George Claxton, who served in Vietnam with the 25th Infantry Division and later became a leading figure in the Agent Orange movement, died on August 22. He was 79 years old.

George L. Claxton, 1947-2022

George Laughton Claxton, the long-time chair of Vietnam Veterans of America’s National Agent Orange/Dioxin Committee, died August 22 after a lengthy illness. A former U.S. Army 25th Infantry Division soldier whose life’s work was deeply entwined with the Agent Orange movement, he was 79 years old.

“No one worked longer, harder, and more effectively to help Vietnam War veterans receive their just compensation for being exposed to Agent Orange than George Claxton,” said VVA President Jack McManus. “He began that important and groundbreaking work not long after he came home from Vietnam in the mid-seventies, and continued until his last years.”

In 1978, George Claxton organized a rally on the steps of the Michigan State Capitol to raise awareness of the health hazards of exposure to Agent Orange, featuring prominent speakers and a shopping cart filled with oranges, each labeled “dioxin.” In response, the Michigan State Legislature set up an Agent Orange Commission and appointed him as a member. The commission arranged for a research study of Vietnam veterans’ exposures, which revealed that everyone who served in-country during the war had been exposed to Agent Orange and other toxic herbicides sprayed by the U.S. military.

George Claxton was the second individual plaintiff in the 1983 class-action lawsuit, the Agent Orange Product Liability Litigation, which pitted Vietnam veterans against seven chemical companies that manufactured the herbicides and insecticides used in Vietnam. Claxton was one of the ten plaintiffs in the Nehmer v. Veterans Administration lawsuit, which was decided in May 1989 when the VA agreed to reformulate its Agent Orange adjudication rules.

The author of the Michigan Physicians Guide on Agent Orange, Claxton held a B.S. from Northern Michigan University and attended Cooley Law School. He returned to Vietnam three times to participate in exchanges of Agent Orange information with the former enemy.

For many years he spent countless hours online, compiling research reports on toxicants; helped attorneys with their briefs; and when not at his desk, traveled at his own expense to educate veterans’ families about the generational health effects of Agent Orange.
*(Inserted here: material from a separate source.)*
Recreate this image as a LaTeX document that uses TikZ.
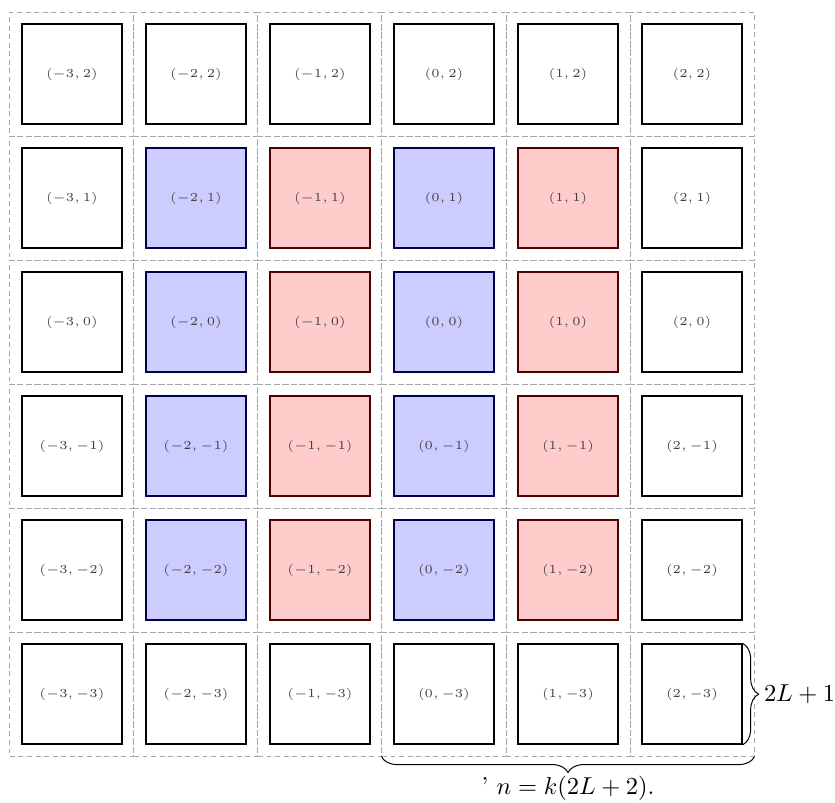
\documentclass[tikz,border=0pt]{standalone}
\usepackage{amsmath, amssymb}
\usepackage{tikz}
\usetikzlibrary{decorations.pathreplacing}

\begin{document}
\begin{tikzpicture}[x=1.78cm, y=1.78cm,
  cellbox/.style={draw=gray!70, dash pattern=on 2pt off 1.5pt, minimum size=1.78cm, inner sep=0pt},
  sitebox/.style={line width=0.7pt, minimum size=1.43cm, inner sep=0pt, font=\tiny, text=black!75},
  bracedeco/.style={decorate, decoration={brace, amplitude=6.5pt}}]
  \useasboundingbox (-3.58,-3.871) rectangle (3.153,2.597);
  % dashed cells
  \foreach \x in {-3,...,2}
    \foreach \y in {-3,...,2}
      \node[cellbox] (cell\x\y) at (\x,\y) {};
  % sites, coloured in the inner rows
  \foreach \x/\fillc/\linec in {-3/white/black, -2/blue!20/blue!30!black, -1/red!20/red!30!black,
                                0/blue!20/blue!30!black, 1/red!20/red!30!black, 2/white/black}
    \foreach \y in {-3,...,2} {
      \ifnum\y=-3 \def\fillc{white}\def\linec{black}\fi
      \ifnum\y=2 \def\fillc{white}\def\linec{black}\fi
      \node[sitebox, fill=\fillc, draw=\linec] (site\x\y) at (\x,\y) {$(\x, \y)$};
    }
  \draw[bracedeco] (site2-3.north east) -- (site2-3.south east)
    node[midway, right=8.5pt, inner sep=0pt] {$2L+1$};
  \draw[bracedeco] (cell2-3.south east) -- (cell0-3.south west)
    node[midway, below=7.8pt, inner sep=0pt] {' $n = k(2L+2).$};
\end{tikzpicture}
\end{document}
He was deeply concerned about the birth defects associated with a parent’s exposure to toxins.

A life member of Vietnam Veterans of America, George Claxton “gave of himself 24 hours a day, seven days a week, for a lifetime committed to uncovering truth and delivering justice to those still recovering from their war,” said VVA Communications Department Director Mokie Pratt Porter. “Among his many awards is the VVA Commendation Medal, and he was the sole recipient of the VVA Agent Orange Medal.”

Sandie Wilson, chair of the Agent Orange Committee, lamented the timing of Claxton’s death.

“Unfortunately, his health problems prevented him from recognizing that President Biden had signed the PACT Act on August 10,” she said. “The provisions of the law are what George worked for his entire adult life.”